The legislative process

Lee's Summit JournalMay 8, 2014 

With two full weeks left in the 2014 session, business in the Capitol is moving ahead at full speed. Any bill expected to have a chance for passage has probably moved most of the way through the process. Right now, I have six bills in the House; some on the floor and some still in committee. In addition to my bills, I’m also handling more than a dozen measures in the Senate for different House sponsors.

Every week, your 8th District office gets phone calls and emails about the status of a particular bill, or even the generic, “Where is the bill on this legislative concept?” questions. Based on some of those conversations, I think it would be helpful to review the legislative process in the Missouri General Assembly.

Prefiled bills in both the House and Senate receive their bill numbers Dec. 1. Because the Senate refers bills in order, many more bills are prefiled in the Senate so they can have lower numbers, and be earlier in line for referral to committee. Senate bills can continue to be introduced until the sixtieth day of the legislative session. This year that deadline was Feb. 27.

The next step for a bill is to be referred to committee. That is done by the President Pro Tem in the Senate and the Speaker in the House. The bill sponsor can request a certain committee, but the final decision is up to the chamber’s leader. Both bodies have rules for how bills are referred, and how quickly.

Once assigned to a committee, the sponsor will request a hearing for the legislation. Each committee chairman has complete control over which bills to hear and in what order. Since time is important, the earlier a bill is heard the better chance it has to complete the whole process. When a hearing takes place, a minimum of 24 hours’ notice is given for supporters or opponents to come testify.

After the hearing, the committee chair will schedule the bill to be heard in executive session, where a vote is held. The vote can be the same day, but most chairs give members at least a week to look at the bill. Often, it is many weeks later, and some bills that get a hearing never get a vote. If the bill receives a majority vote in committee, it is then up to the chair to ask it be reported to the floor. Then the chamber leader (President Pro Tem or Speaker) will call for the bill to be heard on the floor when he is ready.

From there, the Majority Floor Leader will decide when to debate the bill on the floor. All bills originally go on a formal calendar where bills are heard in order. Often, especially later in session, bills are put on an informal calendar. Once there, they can be taken up in any order. The floor leaders control not only what bills are heard, but how much time they get for debate. This process is very different in the House and Senate.

Once up for debate, a bill is first perfected, or reaches the point where no more changes can be made. The perfection vote is usually a voice vote. The next step is to third read a bill, which requires a vote by roll call. If the bill passes the roll call, it is sent to the other body. There, the same process is repeated.

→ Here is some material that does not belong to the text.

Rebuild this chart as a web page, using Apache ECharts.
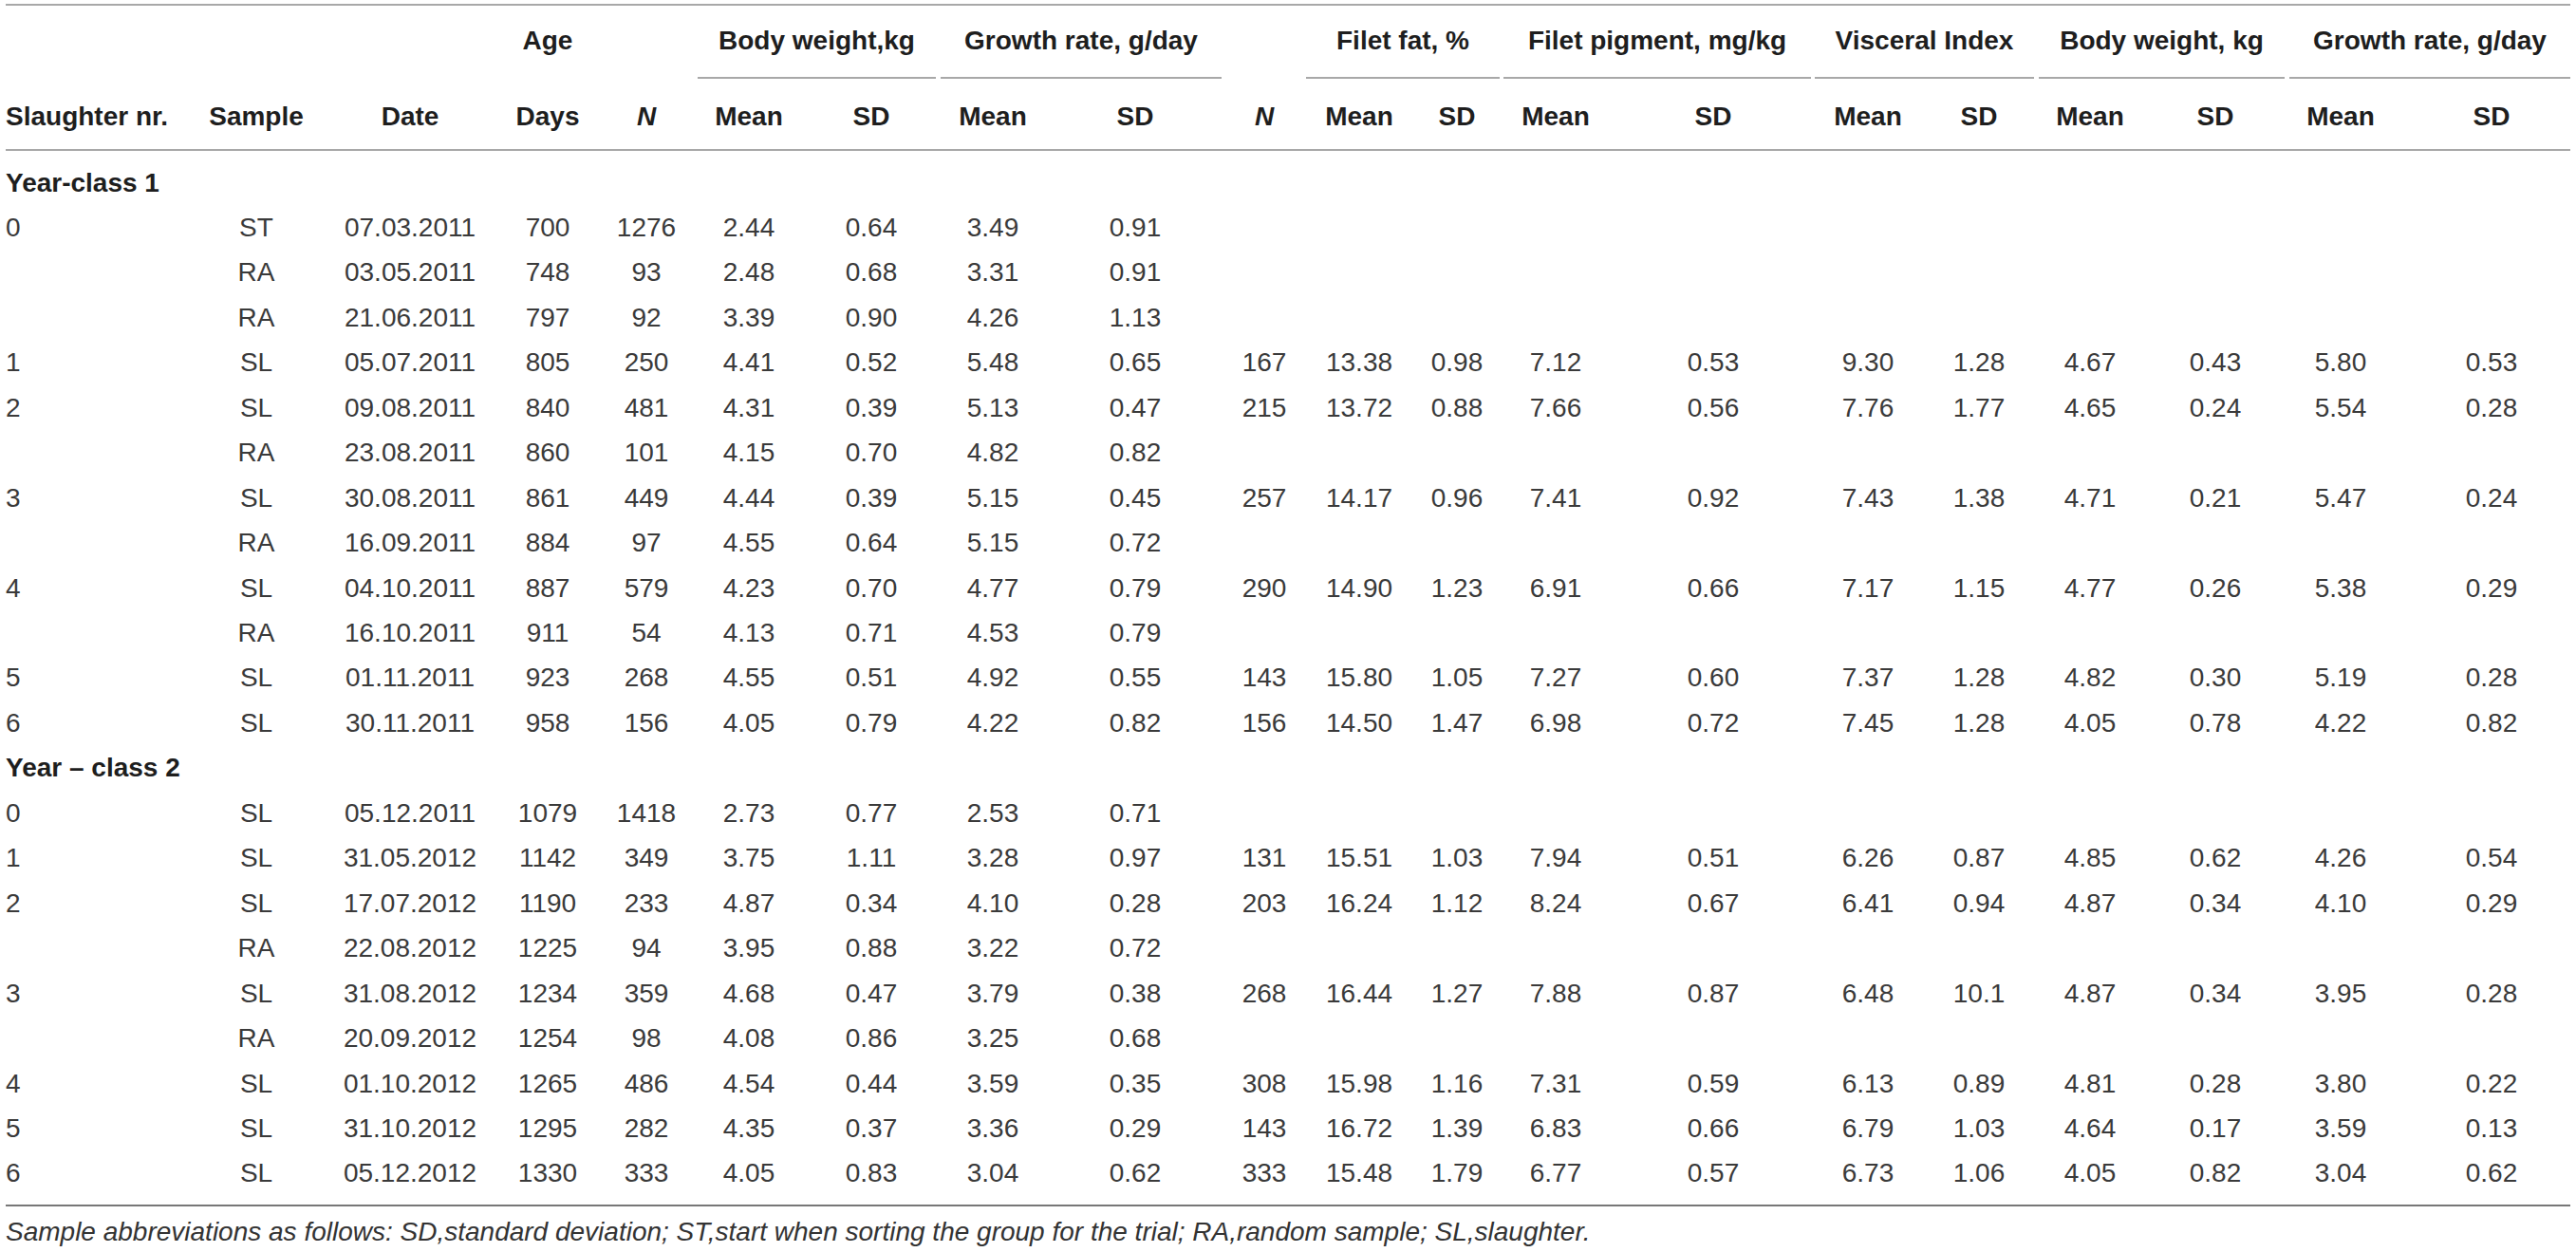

If the other chamber makes changes to the originating chamber’s bill, the sponsor has two options. The first is to accept the changes and take the bill up for one more vote, which will send it to the governor. The second is to take the bill to a conference committee to work out any differences between the bodies. A conference committee is made up of members of the Senate and House. Most conference committees take their lead from the original sponsor of the bill. Once they reach agreement, a final bill is sent back to both chambers for one final vote.

There are many ways to change a bill. In committee, a full bill substitute can be offered or individual amendments can be offered. Once the bill gets to the floor, both substitutes and amendments can be debated and added. The same is true in the opposite body, both in their committee process and on their floor. Those substitutes and amendments can adjust the original language or add brand new sections. With four realistic moments to change a bill, keeping a bill “clean,” with no changes from start to finish, is very rare.

Here is where the process can get tricky. The same exact language can be filed in an original House bill and an original Senate bill. But, through the process, those two bills may become very different pieces of legislation. It isn’t rare at all that an elected official will end up supporting one version, and opposing another.

If a constituent calls or emails our office regarding a specific idea (i.e. Common Core, Medicaid reform) or a specific bill number, the first thing we do is look up the bill(s), find the current status, and do a quick review. Since bills can change quickly, we like to update the constituent. Often, something has changed which gives them pause, or changes their perspective.

I regularly get asked, “Where do you stand on ‘such and such?’” My answer is almost always that I won’t make a decision until the bill is on the floor and has been perfected. Only then can I be sure of the actual language on which I will be voting. While I might support the concept in the legislation, it isn’t until I know the details that I can truly make a choice.

 

State Senator Will Kraus-R serves District Eight and is a resident of Lee’s Summit.